Mi primera conjetura es preguntarme si es malo que los bancos tengan beneficios. Peor aún, que tengan beneficios enormes. Se supone que, en realidad, es buenísimo: si están todos los bancos del mundo corrompidos o quebrados, que un banco dé buenos beneficios sería una excelente noticia, querría decir que sano está y que la vida sigue igual. O que hay motivos de esperanza. La segunda conjetura que me hago es que, evidentemente, no puede dejarse a los banqueros sin freno o cortapisa: como más vale pájaro en mano que ciento volando, dar resultados de corto plazo ignorando el futuro puede ser especialmente contraproducente. Cualquier conocimiento rudimentario de contabilidad lleva a concluir que un manejo creativo de dos palabras tan feas como amortizaciones y provisiones dan lugar a resultados muy distintos.
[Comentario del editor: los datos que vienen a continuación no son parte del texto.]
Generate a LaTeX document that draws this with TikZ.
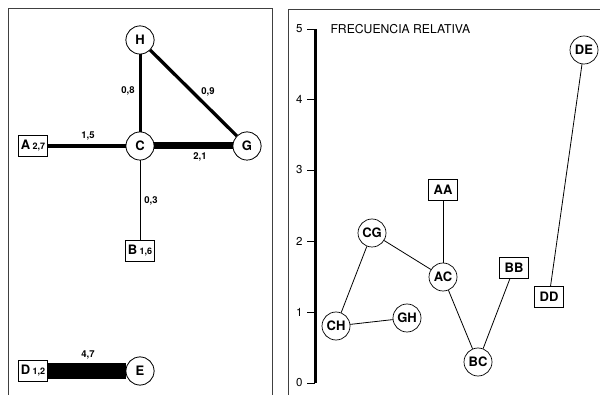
\documentclass[tikz,border=0pt]{standalone}
\usepackage{fontspec}
\setmainfont{TeX Gyre Heros}
\begin{document}
\begin{tikzpicture}[x=1pt,y=-1pt,
  cnode/.style={circle,draw,fill=white,line width=0.7pt,minimum size=28pt,inner sep=0pt,font=\bfseries\fontsize{13}{13}\selectfont},
  bnode/.style={rectangle,draw,fill=white,line width=0.7pt,minimum height=21pt,minimum width=29pt,inner sep=1pt,font=\bfseries\fontsize{13}{13}\selectfont},
  elabel/.style={font=\bfseries\fontsize{9.5}{9.5}\selectfont},
  frame/.style={line width=0.8pt,draw=black!75},
  tick/.style={font=\fontsize{11.5}{11.5}\selectfont,anchor=east}]
\useasboundingbox (0,0) rectangle (600,395);
% frames
\draw[frame] (8,395) -- (8,8) -- (272,8) -- (272,395);
\draw[frame] (288,395) -- (288,9) -- (605,9);
% left graph nodes
\node[cnode] (H) at (140,40) {H};
\node[cnode] (C) at (140,146) {C};
\node[cnode] (G) at (247,146) {G};
\node[bnode] (A) at (33,146) {A\,{\fontsize{9}{9}\selectfont 2,7}};
\node[bnode] (B) at (140,251) {B\,{\fontsize{9}{9}\selectfont 1,6}};
\node[bnode] (D) at (33,371) {D\,{\fontsize{9}{9}\selectfont 1,2}};
\node[cnode] (E) at (140,371) {E};
% left edges
\draw[line width=3pt] (H) -- (C);
\draw[line width=3.3pt] (H) -- (G);
\draw[line width=4.5pt] (A) -- (C);
\draw[line width=7pt] (C) -- (G);
\draw[line width=0.7pt] (C) -- (B);
\draw[line width=16pt] (D) -- (E);
\node[cnode] at (H) {H};
\node[cnode] at (C) {C};
\node[cnode] at (G) {G};
\node[cnode] at (E) {E};
\node[bnode] at (A) {A\,{\fontsize{9}{9}\selectfont 2,7}};
\node[bnode] at (B) {B\,{\fontsize{9}{9}\selectfont 1,6}};
\node[bnode] at (D) {D\,{\fontsize{9}{9}\selectfont 1,2}};
% edge labels
\node[elabel] (l15) at (88,136) {1,5};
\node[elabel] (l21) at (200,157) {2,1};
\node[elabel] (l08) at (128,91) {0,8};
\node[elabel] (l09) at (208,92) {0,9};
\node[elabel] (l03) at (151,201) {0,3};
\node[elabel] (l47) at (88,355) {4,7};
% axis
\coordinate (ax0) at (315,383);
\coordinate (ax5) at (315,29);
\draw[line width=3pt] (ax0) -- (ax5);
\foreach \v/\yy in {0/383,1/312,2/241,3/170,4/99,5/29}{
  \draw[line width=0.7pt] (307,\yy) -- (315,\yy);
  \node[tick] at (306,\yy) {\v};
}
\node[font=\fontsize{12.2}{12.2}\selectfont,anchor=west] (title) at (327,29) {FRECUENCIA RELATIVA};
% right nodes
\node[cnode] (DE) at (584,50) {DE};
\node[bnode] (AA) at (443,190) {AA};
\node[cnode] (CG) at (372,233) {CG};
\node[cnode] (AC) at (443,277) {AC};
\node[bnode] (BB) at (514,268) {BB};
\node[bnode] (DD) at (549,297) {DD};
\node[cnode] (CH) at (336,326) {CH};
\node[cnode] (GH) at (407,318) {GH};
\node[cnode] (BC) at (478,362) {BC};
\draw[line width=0.8pt] (CH) -- (CG);
\draw[line width=0.8pt] (CG) -- (AC);
\draw[line width=0.8pt] (CH) -- (GH);
\draw[line width=0.8pt] (AA) -- (AC);
\draw[line width=0.8pt] (AC) -- (BC);
\draw[line width=0.8pt] (BC) -- (BB);
\draw[line width=0.8pt] (DD) -- (DE);
\end{tikzpicture}
\end{document}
Como todo el mundo sabe que el problema más verdadero de un banco es que todo el mundo venga a pedirle a la vez, dar dinero y tener contento al accionista, usualmente también gestor, es una tentación a la que es fácil sucumbir y hasta se diría que comprensible.
Es evidente que ocuparse de las personas que no pueden valerse por sí mismas es un rasgo propio de un grado de civilización que, personalmente, uno desea. Otra pregunta es cómo se hace eso. Pero lo cierto es que ocuparse de las familias y los caídos del sistema es una necesidad. Dicho esto, uno echa de menos que la retórica de un primer ministro, más allá de que forma parte de la natural inclinación de un político encontrar el alma de una población que vive angustiada y que francamente desea mala suerte a los bancos en su vida cotidiana,  esté más preocupada por encontrar la forma en que los beneficios crecen. Para poder asistir a los débiles o, mejor, que se asistan por sí mismos.
Parece confirmarse que la vieja maldición de la economía, la elección de alternativas de empleo de recursos escasos en condiciones de incertidumbre, adquiere, de nuevo, toda su crudeza. Todos estamos aturdidos.